:: DATA TO PROCESS

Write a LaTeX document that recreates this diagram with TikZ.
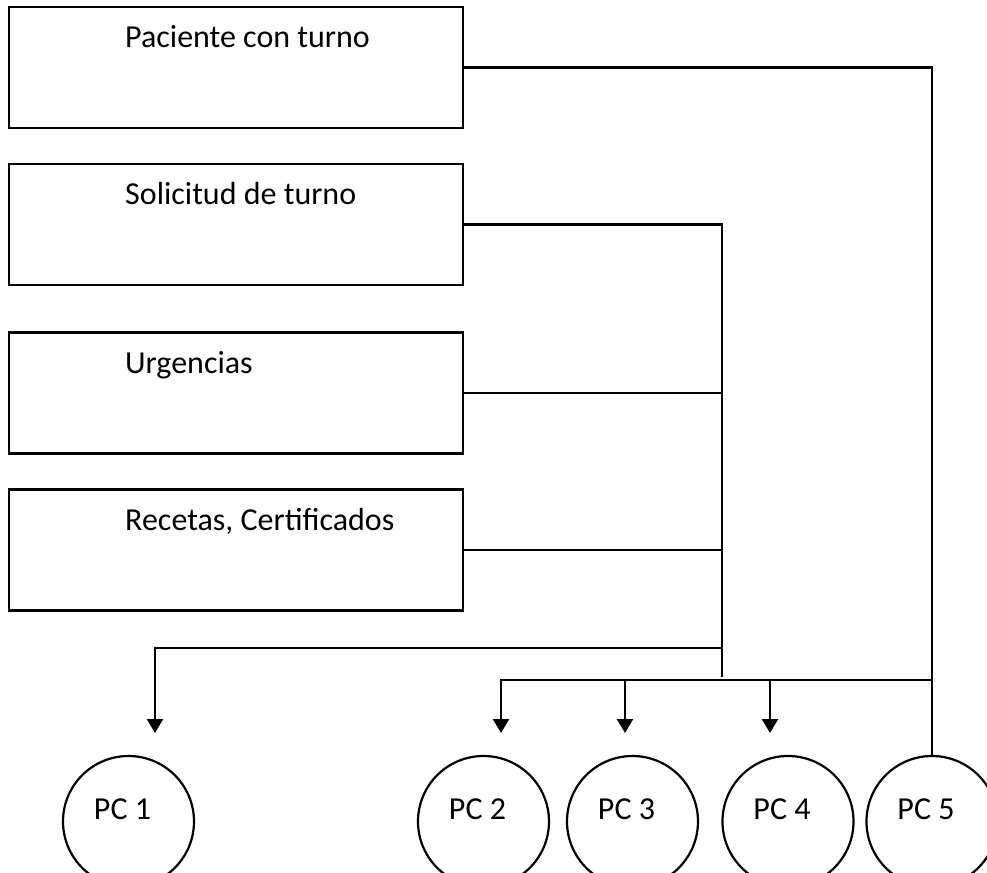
\documentclass[tikz,border=0pt]{standalone}
\usepackage{fontspec}
\setmainfont{Carlito}
\usetikzlibrary{arrows.meta,positioning,calc}
\tikzset{
  box/.style={rectangle,draw=black,line width=1.2pt,minimum width=227pt,
              minimum height=60.5pt,inner sep=0pt},
  boxtext/.style={anchor=base west,inner sep=0pt,xshift=58.5pt,yshift=-21pt,
                  font=\fontsize{16}{19}\selectfont},
  pc/.style={circle,draw=black,line width=1.1pt,minimum size=65.5pt,inner sep=0pt},
  pctext/.style={anchor=base,inner sep=0pt,xshift=-3pt,yshift=6pt,
                 font=\fontsize{16}{19}\selectfont},
  ln/.style={line width=1.2pt},
  fl/.style={ln,-{Triangle[length=7pt,width=8pt]}},
}
\begin{document}
\begin{tikzpicture}[x=0.5pt,y=-0.5pt]
  \useasboundingbox (0,0) rectangle (987,873);
  \clip (0,0) rectangle (987,873);
  % -- request boxes, stacked on the left --
  \node[box,label={[boxtext]north west:Paciente con turno}]    (pac) at (236,67.5) {};
  \node[box,label={[boxtext]north west:Solicitud de turno}]    (sol) at (236,224.5) {};
  \node[box,label={[boxtext]north west:Urgencias}]             (urg) at (236,393) {};
  \node[box,label={[boxtext]north west:Recetas, Certificados}] (rec) at (236,550) {};
  % -- workstations along the bottom (cut by the page edge) --
  \foreach \i/\x in {1/128.5,2/483.5,3/632.5,4/788,5/932}
    \node[pc,label={[pctext]center:PC \i}] (pc\i) at (\x,821.5) {};
  % -- junctions of the collector and the two buses --
  \coordinate (jn)  at (722,677);
  \coordinate (hub) at (722,648);
  \coordinate (bus) at (932,680);
  \coordinate (t1) at (155,733);
  \coordinate (t2) at (501,733);
  \coordinate (t3) at (625,733);
  \coordinate (t4) at (770,733);
  % -- connectors --
  \draw[ln] (pac.east) -| (pc5.north);
  \draw[ln] (sol.east) -| (jn);
  \draw[ln] (urg.east) -- (urg.east -| jn);
  \draw[ln] (rec.east) -- (rec.east -| jn);
  \draw[fl] (hub) -| (t1);
  \draw[fl] (bus) -| (t2);
  \foreach \t in {t3,t4}{\draw[fl] (bus -| \t) -- (\t);}
\end{tikzpicture}
\end{document}
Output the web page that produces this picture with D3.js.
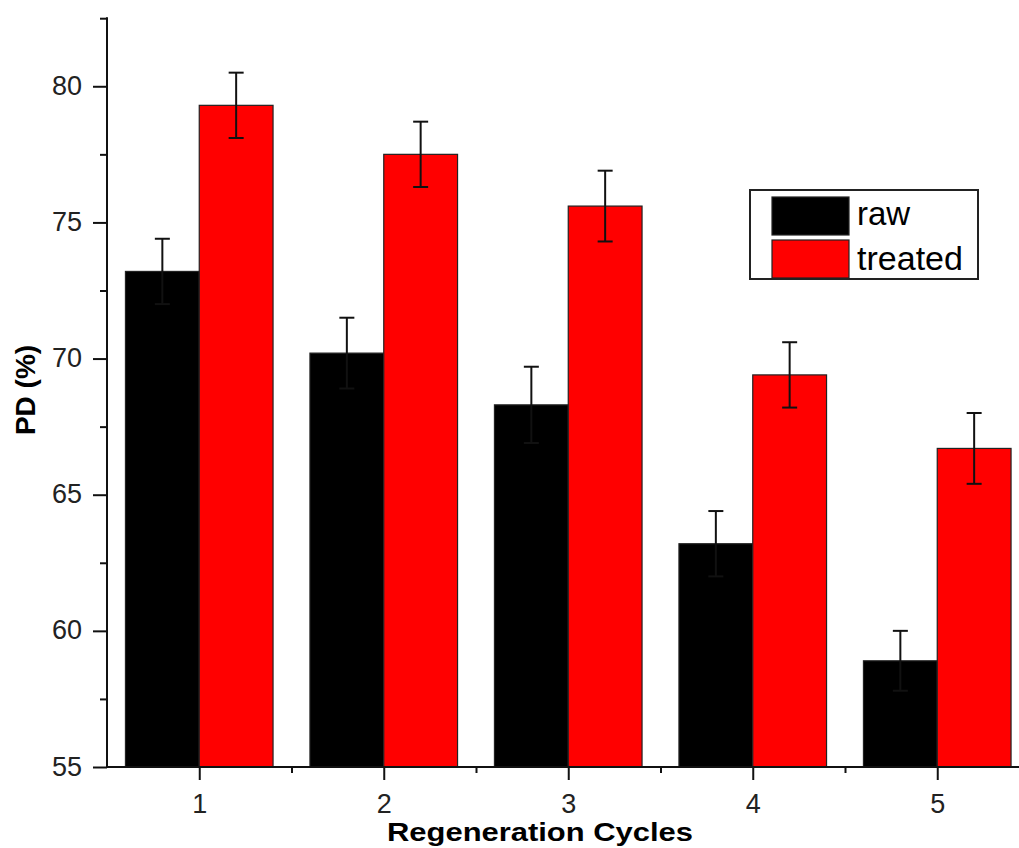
<!DOCTYPE html>
<html>
<head>
<meta charset="utf-8">
<script src="https://cdn.jsdelivr.net/npm/d3@7"></script>
<style>
  html, body { margin: 0; padding: 0; background: #fff; overflow: hidden; }
  svg { display: block; font-family: "Liberation Sans", Arial, sans-serif; }
</style>
</head>
<body>
<svg id="chart" width="1019" height="848"></svg>
<script>
const categories = [1, 2, 3, 4, 5];
const seriesNames = ["raw", "treated"];
const rawValues = [73.2, 70.2, 68.3, 63.2, 58.9];
const rawErrors = [1.2, 1.3, 1.4, 1.2, 1.1];
const treatedValues = [79.3, 77.5, 75.6, 69.4, 66.7];
const treatedErrors = [1.2, 1.2, 1.3, 1.2, 1.3];
const yTicks = [55, 60, 65, 70, 75, 80];
const yMinorTicks = [57.5, 62.5, 67.5, 72.5, 77.5, 82.5];
const xMinorTicks = [1.5, 2.5, 3.5, 4.5, 5.5];
const colors = ["#000000", "#ff0000"];
const xTitle = "Regeneration Cycles";
const yTitle = "PD (%)";

const svg = d3.select("#chart");
const x = d3.scaleLinear().domain([0.5, 5.5]).range([107, 1029.5]);
const y = d3.scaleLinear().domain([55, 82.5]).range([767, 18.2]);
const unit = x(1) - x(0);
const barW = 0.4 * unit;

const series = [
  { name: seriesNames[0], values: rawValues, errors: rawErrors, color: colors[0], offset: -1 },
  { name: seriesNames[1], values: treatedValues, errors: treatedErrors, color: colors[1], offset: 0 }
];

// Bars
series.forEach(s => {
  const g = svg.append("g");
  g.selectAll("rect").data(categories).enter().append("rect")
    .attr("x", (d) => x(d) + s.offset * barW)
    .attr("y", (d, i) => y(s.values[i]))
    .attr("width", barW)
    .attr("height", (d, i) => y(55) - y(s.values[i]))
    .attr("fill", s.color)
    .attr("stroke", "#222")
    .attr("stroke-width", 1.2);
});

// Error bars
series.forEach(s => {
  const g = svg.append("g").attr("stroke", "#111").attr("stroke-width", 2);
  categories.forEach((d, i) => {
    const cx = x(d) + s.offset * barW + barW / 2;
    const hi = y(s.values[i] + s.errors[i]);
    const lo = y(s.values[i] - s.errors[i]);
    g.append("line").attr("x1", cx).attr("x2", cx).attr("y1", hi).attr("y2", lo);
    g.append("line").attr("x1", cx - 7.5).attr("x2", cx + 7.5).attr("y1", hi).attr("y2", hi);
    g.append("line").attr("x1", cx - 7.5).attr("x2", cx + 7.5).attr("y1", lo).attr("y2", lo);
  });
});

// Y axis
const yAxis = svg.append("g").attr("transform", "translate(107,0)")
  .call(d3.axisLeft(y).tickValues(yTicks).tickSize(14).tickPadding(11).tickFormat(d3.format("d")));
yAxis.select(".domain").attr("stroke", "#111").attr("stroke-width", 2).attr("d", `M0,${y(82.5)-1}V${y(55)+1}`);
yAxis.selectAll(".tick line").attr("stroke", "#111").attr("stroke-width", 2);
yAxis.selectAll(".tick text").attr("font-size", 27).attr("fill", "#222")
  .attr("font-family", "Liberation Sans, Arial, sans-serif").attr("dy", "0.3em");
const yMinor = svg.append("g").attr("transform", "translate(107,0)")
  .call(d3.axisLeft(y).tickValues(yMinorTicks).tickSize(7).tickFormat(""));
yMinor.select(".domain").remove();
yMinor.selectAll(".tick line").attr("stroke", "#111").attr("stroke-width", 2);

// X axis
const xAxis = svg.append("g").attr("transform", "translate(0,767)")
  .call(d3.axisBottom(x).tickValues(categories).tickSize(13).tickPadding(14).tickFormat(d3.format("d")));
xAxis.select(".domain").attr("stroke", "#111").attr("stroke-width", 2).attr("d", `M${x(0.5)-1},0H${x(5.5)}`);
xAxis.selectAll(".tick line").attr("stroke", "#111").attr("stroke-width", 2);
xAxis.selectAll(".tick text").attr("font-size", 27).attr("fill", "#222")
  .attr("font-family", "Liberation Sans, Arial, sans-serif");
const xMinor = svg.append("g").attr("transform", "translate(0,767)")
  .call(d3.axisBottom(x).tickValues(xMinorTicks).tickSize(6).tickFormat(""));
xMinor.select(".domain").remove();
xMinor.selectAll(".tick line").attr("stroke", "#111").attr("stroke-width", 2);

// Axis titles
svg.append("text")
  .attr("x", 540).attr("y", 841)
  .attr("text-anchor", "middle")
  .attr("font-size", 26).attr("font-weight", "bold").attr("fill", "#000")
  .attr("textLength", 306).attr("lengthAdjust", "spacingAndGlyphs")
  .text(xTitle);
svg.append("text")
  .attr("transform", "translate(35,390) rotate(-90)")
  .attr("text-anchor", "middle")
  .attr("font-size", 28).attr("font-weight", "bold").attr("fill", "#000")
  .text(yTitle);

// Legend
const lg = svg.append("g");
lg.append("rect").attr("x", 750).attr("y", 190).attr("width", 228).attr("height", 89)
  .attr("fill", "#fff").attr("stroke", "#222").attr("stroke-width", 2);
series.forEach((s, i) => {
  lg.append("rect").attr("x", 772).attr("y", 197 + i * 43).attr("width", 77).attr("height", 38)
    .attr("fill", s.color).attr("stroke", "#222").attr("stroke-width", 1.2);
  lg.append("text").attr("x", 857).attr("y", 225 + i * 45)
    .attr("font-size", 33).attr("fill", "#000")
    .attr("textLength", i === 1 ? 106 : null).attr("lengthAdjust", "spacingAndGlyphs")
    .text(s.name);
});
</script>
</body>
</html>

::::

# PROBLEM TO WORK ON
Gather each line in these records that contains the string "with".

# ANSWER
Write a LaTeX document that recreates this diagram with TikZ.
Output the web page that produces this picture with D3.js.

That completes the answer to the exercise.